By GottaLaff
Only after something passes the House and the Senate will the real work begin. The conference committee to hammer out a final, identical bill will be the mother of all summits. That’s where President Obama must weigh in heavily to shape and then sell the outcome. Contrary to all the carping, what he and the White House do before then on the specifics of the legislation doesn’t much matter. The White House’s only job until we get to conference is to shape the climate of opinion with one simple end in mind. Legislators need to get the message that their constituents want “change” on health care, and will punish them for supporting the status quo.
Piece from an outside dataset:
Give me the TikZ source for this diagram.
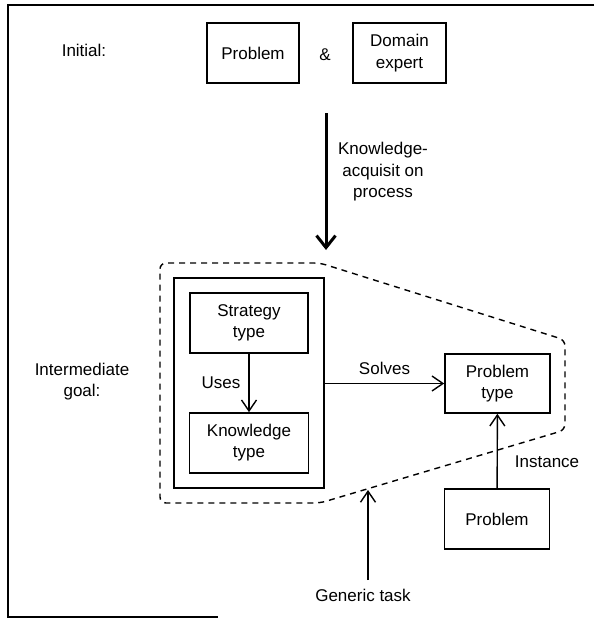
\documentclass[tikz,border=0pt]{standalone}
\usepackage{fontspec}
\setmainfont{Liberation Sans}
\usetikzlibrary{arrows.meta}
\begin{document}
\begin{tikzpicture}[x=1pt,y=-1pt,
  every node/.style={font=\fontsize{17}{22}\selectfont, inner sep=0pt, align=center},
  box/.style={draw, line width=1.6pt, minimum width=#1, minimum height=60pt},
  box/.default=105pt,
  framel/.style={line width=1.4pt},
  conn/.style={line width=1.4pt, -{Straight Barb[length=11pt,width=15pt,line width=1.4pt]}},
  bigconn/.style={line width=3pt, -{Straight Barb[length=12pt,width=19pt,line width=3pt]}},
  gtdash/.style={line width=1.4pt, dash pattern=on 6pt off 5pt, rounded corners=6pt}
]
\useasboundingbox (0,0) rectangle (594,618);
% frame
\draw[framel] (594,5) -- (8,5) -- (8,617) -- (218,617);

% initial row
\node (initlab) at (84,50) {Initial:};
\node[box=92pt] (prob1) at (253,53) {Problem};
\node (amp) at (325,55) {\&};
\node[box=93pt] (domain) at (399.5,53) {Domain\\expert};

% knowledge acquisition arrow
\coordinate (kaa) at (326,113);
\coordinate (kab) at (326,250);
\draw[bigconn] (kaa) -- (kab);
\node[font=\fontsize{17}{21.5}\selectfont] (kalab) at (383,172) {Knowledge-\\acquisit on\\process};

% intermediate goal
\node[font=\fontsize{17}{21}\selectfont] (intlab) at (82,382) {Intermediate\\goal:};

\draw[gtdash] (240,263) -- (160,263) -- (160,503) -- (320,503) -- (565,430) -- (565,340) -- (320,263) -- (240,263);

\node[draw, line width=1.6pt, minimum width=150pt, minimum height=210pt] (outer) at (249,383) {};
\node[box=118pt, font=\fontsize{17}{21}\selectfont] (strat) at (249,323) {Strategy\\type};
\node[box=119pt, font=\fontsize{17}{21}\selectfont] (know) at (249,443) {Knowledge\\type};
\draw[conn] (strat) -- node[left=8pt] (uses) {Uses} (know);

\node[box=105pt, minimum height=59pt, font=\fontsize{17}{21}\selectfont] (ptype) at (497.5,383.5) {Problem\\type};
\draw[conn] (outer.east |- ptype.west) -- node[above=8pt] (solves) {Solves} (ptype.west);

\node[box=105pt] (prob2) at (497,519) {Problem};
\draw[conn] (prob2) -- node[right=17pt, pos=0.35] (inst) {Instance} (ptype);

% generic task
\node (gtlab) at (363,595) {Generic task};
\coordinate (gttip) at (368,490);
\draw[conn] (368,580) -- (gttip);
\end{tikzpicture}
\end{document}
The White House’s mission is to be sure that enough legislators feel they cannot safely oppose Obama’s definition of “change.” That’s it. (It’s also a tall enough order, what with organized conservative protesters having the early edge in disrupting town hall meetings as lawmakers head home for recess).
You can’t channel surf on cable these days without seeing pundits who insist that: 1) Obama has over-learned the lessons of Clintoncare; 2) ceded too much power to Congress; and 3) blown it by not detailing what he wants in a final bill at this point. These folks don’t know what they’re talking about. [...] [A] president’s job is to preserve enough flexibility to get the results he seeks while carrying most of the people along with him. A studied ambiguity as events unfold is indispensable to this task, and Obama intuits this just right.
Once we get to conference, however, Obama’s role must change. That will be the moment. That’s when he and his team have to knock heads, crafting a deal that covers everyone, funds this in economically rational ways, and slows system-wide cost growth. As importantly, that’s when Obama must move from Rose Garden jawboning and press conference talking points to a riveting series of speeches on health care that will rival his race speech during the campaign. [...]
Between now and then, everyone should take a deep breath. The talking heads have to fill up air time, but the rest of us should remember: until we get to conference, it’s all prelude.